Mr Trump has repeatedly suggested the pandemic-related rise in mail-in voting will lead to chaos and a delayed election result.

His opponents have accused him, and Mr DeJoy, of trying to sabotage the post office because more Democrats than Republicans are expected to vote by mail.

Both men have vociferously denied the allegation and said the reason for making cuts to the post office is because it makes vast losses - about $70 billion over the last decade.

Whatever the reason, Democrats stand to lose out most if postal ballots fail to make it in time to be counted.

A Wall Street Journal/NBC poll found nearly half Joe Biden's supporters plan to vote by mail, while just 11 per cent of Mr Trump's intend to.
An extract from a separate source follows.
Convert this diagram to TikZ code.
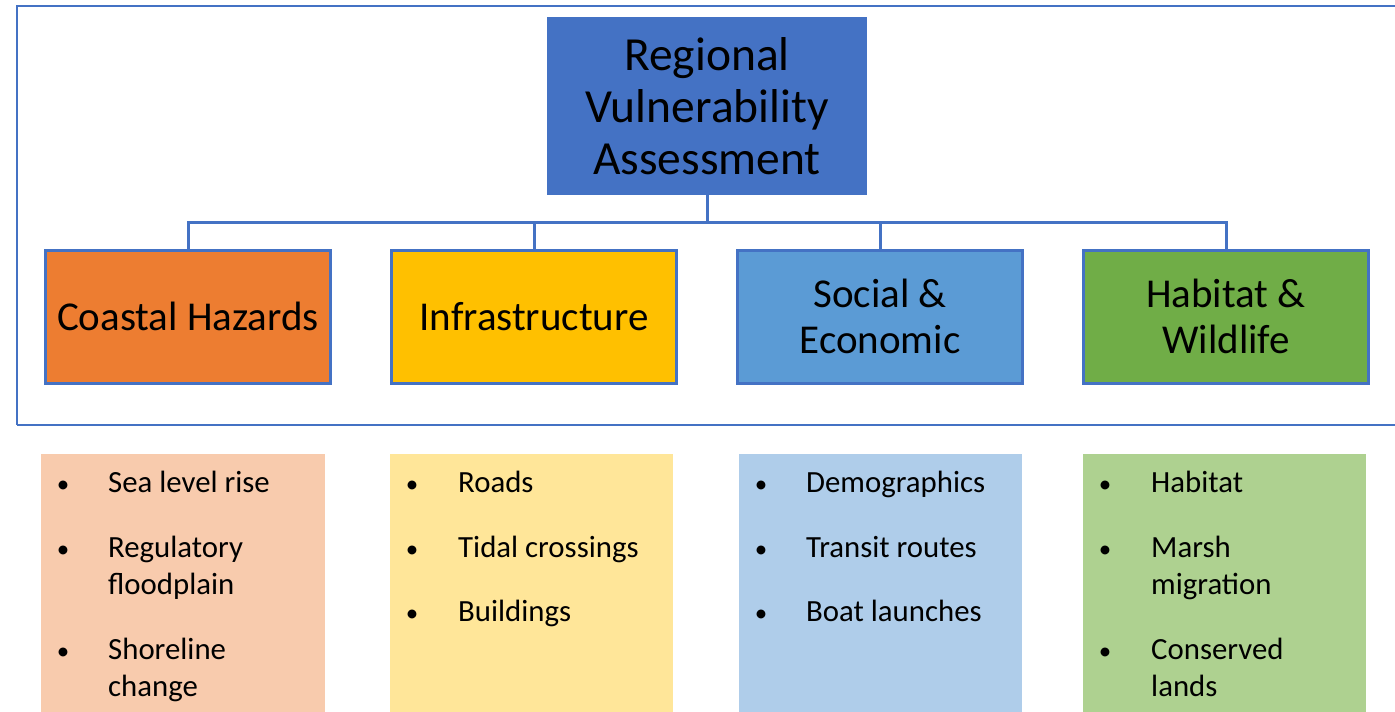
\documentclass[tikz,border=0pt]{standalone}
\usepackage{fontspec}
\setmainfont{Carlito}
\definecolor{frameblue}{HTML}{4472C4}
\definecolor{topblue}{HTML}{4472C4}
\definecolor{corange}{HTML}{ED7D31}
\definecolor{cgold}{HTML}{FFC000}
\definecolor{cblue}{HTML}{5B9BD5}
\definecolor{cgreen}{HTML}{70AD47}
\definecolor{lorange}{HTML}{F8CBAD}
\definecolor{lgold}{HTML}{FFE699}
\definecolor{lblue}{HTML}{AFCDEA}
\definecolor{lgreen}{HTML}{AED190}
\tikzset{
  topbox/.style={fill=topblue, draw=topblue, line width=1pt, minimum width=319pt, minimum height=177pt, inner sep=0pt, outer sep=0pt, align=center, font=\fontsize{47.5}{52}\selectfont},
  catbox/.style={draw=frameblue, line width=3pt, minimum width=285pt, minimum height=133pt, inner sep=0pt, outer sep=1.5pt, align=center, font=\fontsize{41}{46}\selectfont},
  link/.style={draw=frameblue, line width=3pt},
  itemtext/.style={anchor=base west, inner sep=0pt, font=\fontsize{30.8}{37}\selectfont},
  bullet/.style={anchor=base, inner sep=0pt, font=\fontsize{25}{37}\selectfont},
  listbox/.style={draw=none}
}
\begin{document}
\begin{tikzpicture}[x=1pt,y=-1pt]
\useasboundingbox (0,0) rectangle (1395,712);
% outer frame
\draw[frameblue, line width=1.3pt] (1400,6) -- (17,6) -- (17,425);
\draw[frameblue, line width=2.5pt] (17,425) -- (1400,425);

% top box
\node[topbox] (top) at (707,106) {Regional\\Vulnerability\\Assessment};

% category boxes
\node[catbox, fill=corange] (ch) at (188,316.5) {Coastal Hazards};
\node[catbox, fill=cgold] (inf) at (534,316.5) {Infrastructure};
\node[catbox, fill=cblue] (se) at (880,316.5) {Social \&\\Economic};
\node[catbox, fill=cgreen] (hw) at (1226,316.5) {Habitat \&\\Wildlife};

% connectors
\coordinate (bus) at (707,222);
\draw[link] (top.south) -- (bus);
\draw[link] (bus) -| (ch.north);
\draw[link] (bus) -| (inf.north);
\draw[link] (bus) -| (se.north);
\draw[link] (bus) -| (hw.north);

% list boxes
\fill[lorange] (41,454) rectangle (325,715);
\fill[lgold] (390,454) rectangle (673,715);
\fill[lblue] (739,454) rectangle (1022,715);
\fill[lgreen] (1083,454) rectangle (1366,715);

% coastal hazards list
\node[bullet] (cb1) at (63,492) {•};
\node[itemtext] (ct1) at (108,492) {Sea level rise};
\node[bullet] (cb2) at (63,557) {•};
\node[itemtext] (ct2a) at (108,557) {Regulatory};
\node[itemtext] (ct2b) at (108,594) {floodplain};
\node[bullet] (cb3) at (63,659) {•};
\node[itemtext] (ct3a) at (108,659) {Shoreline};
\node[itemtext] (ct3b) at (108,696) {change};

% infrastructure list
\node[bullet] (ib1) at (412,492) {•};
\node[itemtext] (it1) at (458,492) {Roads};
\node[bullet] (ib2) at (412,557) {•};
\node[itemtext] (it2) at (458,557) {Tidal crossings};
\node[bullet] (ib3) at (412,621) {•};
\node[itemtext] (it3) at (458,621) {Buildings};

% social list
\node[bullet] (sb1) at (761,492) {•};
\node[itemtext] (st1) at (806,492) {Demographics};
\node[bullet] (sb2) at (761,557) {•};
\node[itemtext] (st2) at (806,557) {Transit routes};
\node[bullet] (sb3) at (761,621) {•};
\node[itemtext] (st3) at (806,621) {Boat launches};

% habitat list
\node[bullet] (hb1) at (1105,492) {•};
\node[itemtext] (ht1) at (1151,492) {Habitat};
\node[bullet] (hb2) at (1105,557) {•};
\node[itemtext] (ht2a) at (1151,557) {Marsh};
\node[itemtext] (ht2b) at (1151,594) {migration};
\node[bullet] (hb3) at (1105,659) {•};
\node[itemtext] (ht3a) at (1151,659) {Conserved};
\node[itemtext] (ht3b) at (1151,696) {lands};
\end{tikzpicture}
\end{document}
Some Democrat activists have become so concerned they are telling supporters not to risk a postal vote.

Joe Foster, the party chairman in Montgomery County, in the key state of Pennsylvania, said: "We are considering telling voters that, if they haven’t mailed out their complete ballot by October 15, don’t bother. Instead, vote in person. We want to make sure every vote counts."

On Saturday, Nancy Pelosi, the Democrat House speaker, recalled members of Congress to debate the crisis.

The House passed a bill to give the postal service $25 billion in emergency funding.

However, the Republican-held Senate will not pass it, and Mr Trump has said he will veto it.

The weekend also saw protests at hundreds of post offices around the United States, and outside Mr DeJoy's home in Washington, as part of "Save the Post Office Saturday".

Meanwhile, Mr DeJoy has been summoned to appear before the Democrat-led House oversight and reform committee in Congress on Monday.